Aron, de zoon van Saartje Slager-Zeehandelaar en de broer van Johan Slager uit Steenwijk werd ook opgeroepen zoals zijn broer voor een werkkamp waaraan hij geen gehoor gaf. Hij sloot zich aan bij de groep bestaande uit drie uit Steenwijk, zijn moeder, broer en diens hoogzwangere vrouw en andere familie uit Den Haag en Scheveningen. De Haagse familie van Elisabeth Boutelje, de vrouw van zijn broer Johan in contact met een Nederlander die voor veel geld de familie naar Zwitserland zou brengen.

In Antwerpen zijn ze verraden en opgepakt en gebracht naar de gevangenis in Antwerpen waar Arons moeder, Saartje Zeehandelaar en Aron zelf caliumcianaat innamen. Saartje overleed 23 juli 1942 in het ziekenhuis en werd begraven, eerst in Antwerpen en later herbegraven in Putte. Aron werd ook naar het ziekenhuis gebracht maar herstelde en werd over gedragen aan de SS die hem naar Mechelen stuurde.
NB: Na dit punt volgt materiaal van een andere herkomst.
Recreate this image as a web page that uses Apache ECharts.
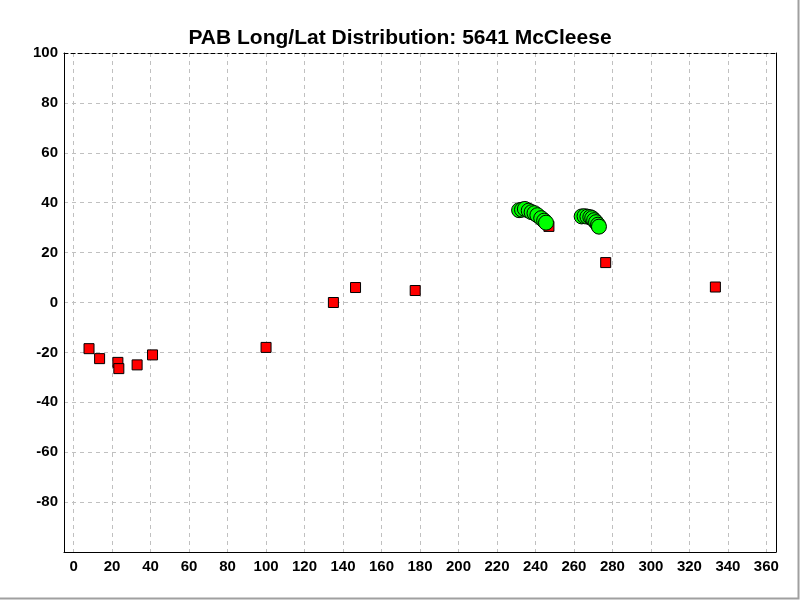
<!DOCTYPE html>
<html>
<head>
<meta charset="utf-8">
<script src="https://cdn.jsdelivr.net/npm/echarts@6/dist/echarts.min.js"></script>
<style>
html,body{margin:0;padding:0;background:#fff;}
#main{width:800px;height:600px;}
</style>
</head>
<body>
<div id="main"></div>
<script>
// Red squares: [longitude, latitude]
const redPoints = [
  [8, -18.5], [13.5, -22.5], [23, -24], [23.5, -26.5], [33, -25],
  [41, -21], [100, -18], [135, 0], [146.5, 6], [177.5, 4.8],
  [247, 30.5], [276.5, 16], [333.5, 6.2]
];
// Green circles: [longitude, latitude]
const greenPoints = [
  [231.5, 37], [233, 37.2], [234.5, 37.5], [236.5, 36.8], [238, 36.2],
  [239.5, 35.8], [241, 35], [243, 33.8], [244.5, 32.8], [245.5, 32],
  [264, 34.5], [265.5, 34.6], [267, 34.4], [268.5, 34.2], [269.5, 33.8],
  [270.5, 33], [271.5, 32.2], [272.5, 31.2], [273, 30.4]
];
const titleText = 'PAB Long/Lat Distribution: 5641 McCleese';

const chart = echarts.init(document.getElementById('main'), null, {renderer: 'canvas'});
const labelFont = {color: '#000', fontWeight: 'bold', fontSize: 15, fontFamily: 'Liberation Sans, Arial, sans-serif'};
chart.setOption({
  animation: false,
  backgroundColor: '#fff',
  title: {
    text: titleText, left: 'center', top: 23,
    textStyle: {color: '#000', fontWeight: 'bold', fontSize: 21, fontFamily: 'Liberation Sans, Arial, sans-serif'}
  },
  grid: {left: 64, right: 24, top: 53, bottom: 48, containLabel: false},
  xAxis: [{
    type: 'value', min: -5, max: 365, splitNumber: 18,
    axisLine: {show: true, onZero: false, lineStyle: {color: '#000', width: 1}},
    axisTick: {show: false},
    axisLabel: Object.assign({margin: 7, showMinLabel: false, showMaxLabel: false}, labelFont),
    splitLine: {show: true, lineStyle: {color: '#c0c0c0', type: [4, 4], width: 1}}
  }, {
    type: 'value', min: -5, max: 365, position: 'top',
    axisLine: {show: true, onZero: false, lineStyle: {color: '#000', type: [4, 3], width: 1}},
    axisTick: {show: false}, axisLabel: {show: false}, splitLine: {show: false}
  }],
  yAxis: [{
    type: 'value', min: -100, max: 100, interval: 20,
    axisLine: {show: true, onZero: false, lineStyle: {color: '#000', width: 1}},
    axisTick: {show: false},
    axisLabel: Object.assign({margin: 6, showMinLabel: false}, labelFont),
    splitLine: {show: true, lineStyle: {color: '#c0c0c0', type: [4, 4], width: 1}}
  }, {
    type: 'value', min: -100, max: 100, position: 'right',
    axisLine: {show: true, onZero: false, lineStyle: {color: '#000', width: 1}},
    axisTick: {show: false}, axisLabel: {show: false}, splitLine: {show: false}
  }],
  graphic: [{
    type: 'polyline', silent: true,
    shape: {points: [[0, 598.5], [798.5, 598.5], [798.5, 0]]},
    style: {stroke: '#a0a0a0', lineWidth: 2, fill: null}
  }],
  series: [{
    type: 'scatter', data: redPoints, symbol: 'rect', symbolSize: 10,
    itemStyle: {color: '#ff0000', borderColor: '#000', borderWidth: 1, opacity: 1},
    z: 2
  }, {
    type: 'scatter', data: greenPoints, symbol: 'circle', symbolSize: 15,
    itemStyle: {color: '#00ff00', borderColor: '#000', borderWidth: 1, opacity: 1},
    z: 3
  }]
});
</script>
</body>
</html>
Hij werd bij het VIII transport vanuit Mechelen richting Auschwitz in Kossel uit de trein gehaald. Het is niet bekend in welk werkkamp in Oberschlesien hij is omgekomen. Aangehouden wordt door Nederlandse instanties dat de datum van zijn overlijden 31 december 1943 is. De andere familieleden zijn naar kamp Breendonk, tussen Antwerpen en Brussel, gebracht. Zij bleven daar tot 20 augustus. Vanwaaruit zijn ze naar het Judische Zammellager in Mechelen gebracht en met diverse transporten naar Auschwitz.

Elisabeth werd 20 augustus 1942 vanuit kamp Breendonk vrijgelaten om haar kind te baren met die voorwaarde dat ze terug zou komen. Ze werd gebracht naar het Joodse Weeshuis in Brussel, die onder gezag van de SS was. Op 31 augustus 1942 baarde in het Sint Pierre ziekenhuis in Brussel een dochter Sarah terwijl Johan in gevangenschap was. Zodoende heeft hij zijn dochter nooit gekend. Want Johan werd 1 September 1942 met transport VII vanuit Mechelen  richting Auschwitz gedeporteerd. De trein stopte in het plaatsje Kossel (nu Kedzierzyn-Kozle) ongeveer 80 km ten noorden van Auschwitz en werd hij zoals de andere mannen tussen 15 en 55 jaar die in het transport zaten eruit gehaald voor dwangarbeid. Hij is, waarschijnlijk via Annaberg, naar zwangarbeits Autobahnslager Niederkirche gebracht. Hij is op 23 december 1942 omgekomen. Zie de bijdrage van Edward Haduch. Met hulp van de Belgische ondergrondse hebben Elisabeth en Sarah de oorlog overleefd.